Lodge Dalkeith Kilwinning No. 10
Antient Free and Accepted Masons of Scotland
Constituted 21st December 1724
The laying of the foundation stone of the Union Work House, Dalkeith
(The first in Scotland)
Dalkeith Kilwinning Lodge, Dalkeith 1st September 1848
This day the Lodge met at 2 o'clock. p.m. for the purpose of laying the foundation stone of the Union Work House when the Right Worshipful Master, Sir James Walker Drummond Barnot of Hawthornden, proceeded to open the Lodge in due form after which the Grand Marshall and the Secretary of the Lodge Bro. Urquhart arranged the procession in the, following order amidst the ringing of bells and flags flying from the Kirk and Cross Keys Inn:
Having arrived at the enclosed area, halted took open order all the other Lodges in the rear following the like example so that the Grand Master and the other Office Bearers pass up the centre to the enclosed are where the stone was to be laid.
The Grand Master having taken his place on the platform supported by the other Grand Office Bearers the brethren of this Lodge along with the sister Lodges having taken up their positions on the platform in the west, the Sheriff Clergymen and Trustees on the platform in the south, and the ladies and gentlemen on the platform in the north, when the whole company were properly placed the music struck up the National Anthem and the Grand Chaplain offered up a beautiful prayer after which the Grand Master Wardens and other Grand Office Bearers proceeded to the side of the stone the Grand in the east when the Secretary and Treasurer deposited the two square bottles in their cavity with coins etc. after which the Brass Plate was screwed down and the stone lowered with 3 stops before it was laid on its bed the Grand Master then ordered the Wardens to apply different working tools of their office to the stone and having found all correct the Grand Master gave the stone three distinct knocks with the mallet saying may the Great Architect of the Universe be with this undertaking and may the work we have now happily begun be carried on to the advantage of all parties until such time as the cape stone be laid, the brethren gave three hearty cheers which was heartily responded to by the immense multitude assembled and the music struck up the Free Masons' Anthem, the Grand Master then retired to the platform when he gave a splendid address and having thanked the sister Lodges for their kind assistance at the Ceremony also the Clergymen Trustees of Dalkeith and the gentlemen and fair ladies for their company on this occasion he then introduced Sir John McNeil, Parochial Board of Scotland, who stated it was now twenty years since he had the pleasure of meeting with his brethren of the Crage and as this was the first time he had the pleasure of addressing the united Parishes who were now commencing this work the building of a Poor House in his official capacity he then took review of the Scottish Poor Law and the benefits that would be secured to the poor by an institution such as we have met for the purpose of laying the foundation stone.

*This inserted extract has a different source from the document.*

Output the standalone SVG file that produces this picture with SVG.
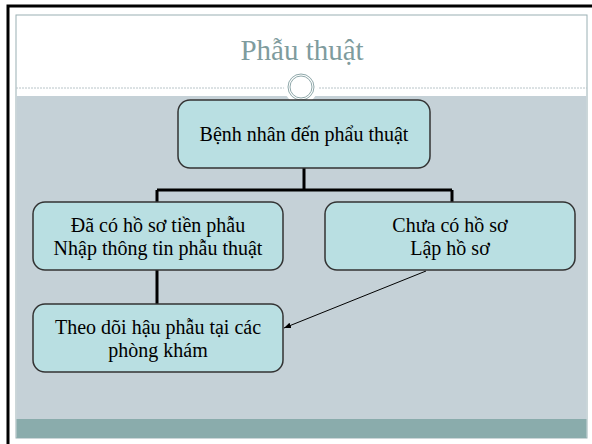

Rev. Dr. McLeod then offered up a prayer and the Rev. Mr Boyle gave benediction where the procession was reformed and returned to the Cross Keys Inn where about 1 50 of the brethren sat down to denner. Sir James W. Drummond presiding as soon as the brethren were served with provisions the Grand Master gave loyal and Masonic toasts which were received with all respect and honour, after drinking to the sister Lodges present and giving as many songs, toasts,, etc. as the time would permit. The Grand Master closed the Grand Provincial Lodge of East Lothian at ten o'clock p.m. The evening having been spent in a manner highly gratifying to the brethren, and thus dosed a day which will long be memorial in the annals of the Dalkeith Kilwinning Lodge.
James W Drummond, R.W.M
Daniel Urquhart, Secretary
Thus is recorded a very important day in the history of Dalkeith Kilwinning Lodge.
I might add that the scaffolding was to hold eight hundred people. Tickets for the scaffold were priced at 6d (21/2 new pence) and to take part in the procession one shilling (5 new pence).
Finally James Thomson, the youngest Operative, joined the Lodge on the morning of the procession.
I must add in passing that the Rev. Norman McLeod of the Parish Church is the same brother who wrote "Courage Brother Do Not Stumble'. This hymn was written while he was Minister in Dalkeith 1843-51 and the Grand Chaplain Rev. Dr. Norman McLeod was his father who was Moderator in 1836 (changed days).